Только люди, склонные к идеализации, будут отрицать это. Купец хочет открыть самостоятельное дело, следовательно, он женится на богатой. Другой хочет расширить свое дело и поэтому поступает так же. Третий весь в долгах: первый и единственный серьезно обсуждаемый им выход — женитьба на женщине с деньгами. Четвертый хочет сделать карьеру, не затрачивая при этом много умственного труда, и вот он берет жену со связями или с капиталом, а еще лучше с тем и другим вместе.
Woman is money: женщина — это деньги.
Женщина также руководствуется преимущественно расчетом. Она обменивает свои деньги, а также свою красоту на положение в обществе. Свою родню она капитализирует в виде прочного обеспеченного существования. Если расчет оправдался, то все обстоит благополучно. В таком случае избранница — красавица, хорошая хозяйка, умеет представительствовать — словом, обладает всеми достоинствами, а муж — прекрасный человек, видный делец, красавец собой и т. д. Так моральное лицемерие укрывается под сенью им же созданной иллюзии.
Это уже не отдельные, индивидуальные случаи, а явления типические. Ходячая мораль находит, естественно, для всего этого десятки оправданий.
Логическим последствием такого положения вещей становится тот факт, что женщина в таких случаях интересуется вообще только именем.

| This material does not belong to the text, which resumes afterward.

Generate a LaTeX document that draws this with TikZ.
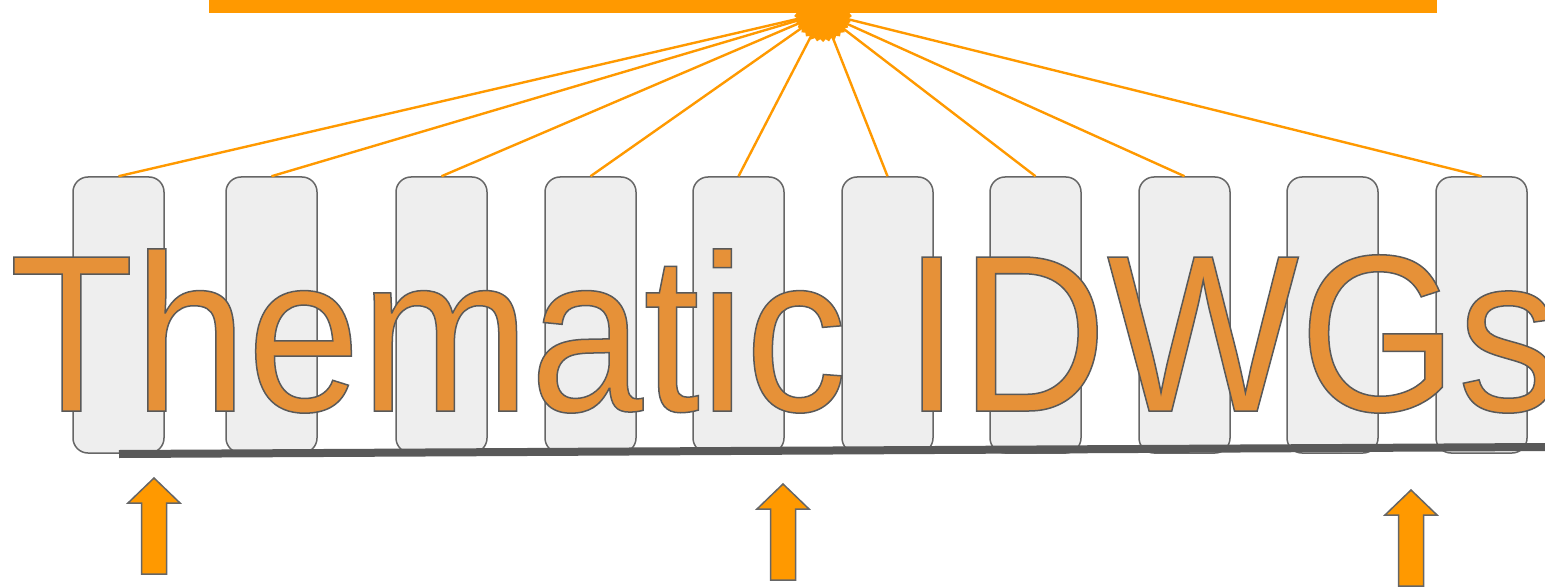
\documentclass[tikz,border=0pt]{standalone}
\usepackage{fontspec}
\setmainfont{Liberation Sans}
\newfontfamily\titlefont[FakeStretch=0.91]{Liberation Sans}
\usetikzlibrary{shapes.geometric}
\definecolor{barorange}{HTML}{FF9900}
\definecolor{textorange}{HTML}{E69138}
\definecolor{edgegray}{HTML}{666666}
\definecolor{linegray}{HTML}{595959}
\definecolor{boxgray}{HTML}{EEEEEE}
\newcommand{\outlined}[1]{{\color{textorange}\special{pdf:literal direct 2 Tr 0.75 w 0.35 0.35 0.35 RG}#1\special{pdf:literal direct 0 Tr}}}
\begin{document}
\begin{tikzpicture}[x=0.5pt,y=-0.5pt]
			\useasboundingbox (0,0) rectangle (1545,588);
			\tikzstyle{group}=[draw=edgegray,fill=boxgray,line width=0.75pt,rounded corners=7.5pt,minimum width=45.5pt,minimum height=138pt,inner sep=0]
			\tikzstyle{blockarrow}=[draw=edgegray,fill=barorange,line width=0.75pt]
			% top bar and burst
			\fill[barorange] (209,0) rectangle (1437,13);
			\foreach \x [count=\i] in {118.5,271.5,441.5,590.5,738.5,887.5,1035.5,1184.5,1332.5,1481.5} {
				\node[group] (g_\i) at (\x,315) {};
			}
			\node[star,star points=30,star point ratio=1.1,fill=barorange,minimum size=29pt,inner sep=0] (burst) at (823,13) {};
			\foreach \i in {1,...,8,10} {
				\draw[barorange,line width=1.2pt] (burst.center) -- (g_\i.north);
			}
			% title
			\node[anchor=base west,inner sep=0] (title) at (9,411) {\titlefont\fontsize{111.9}{124}\selectfont\outlined{Thematic IDWGs}};
			% baseline
			\draw[linegray,line width=4pt] (119,454) -- (1545,447);
			% arrows
			\foreach \x/\y in {154/478,783/484,1411/490} {
				\draw[blockarrow] (\x,\y) -- ++(26,25) -- ++(-13.5,0) -- ++(0,71) -- ++(-25,0) -- ++(0,-71) -- ++(-13.5,0) -- cycle;
			}
		\end{tikzpicture}
\end{document}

Такие торговые сделки перед алтарем или в мэрии называются довольно звучно: «браками ради имени». Если выражаться яснее, то речь идет, в сущности, о более древнем и более отвратительном институте так называемой «ширмы позора», Schanddeckel. Дело в следующем. Какой-нибудь граф или князь должен объявить свою готовность дать свое звонкое имя за соответствующий гонорар какой-нибудь богатой кокотке или содержимой богатым любовником демимонденке, на которой он, так сказать, женится. Требовать чего-нибудь кроме денег этот граф или князь не имеет права. Сейчас же после свадьбы он обязан стушеваться. Его имя должно служить только тому, чтобы доставить данной кокотке более выгодные дела или — что в сущности одно и то же — дать знатному любовнику дамы возможность ввести свою любовницу в изысканнейшее общество.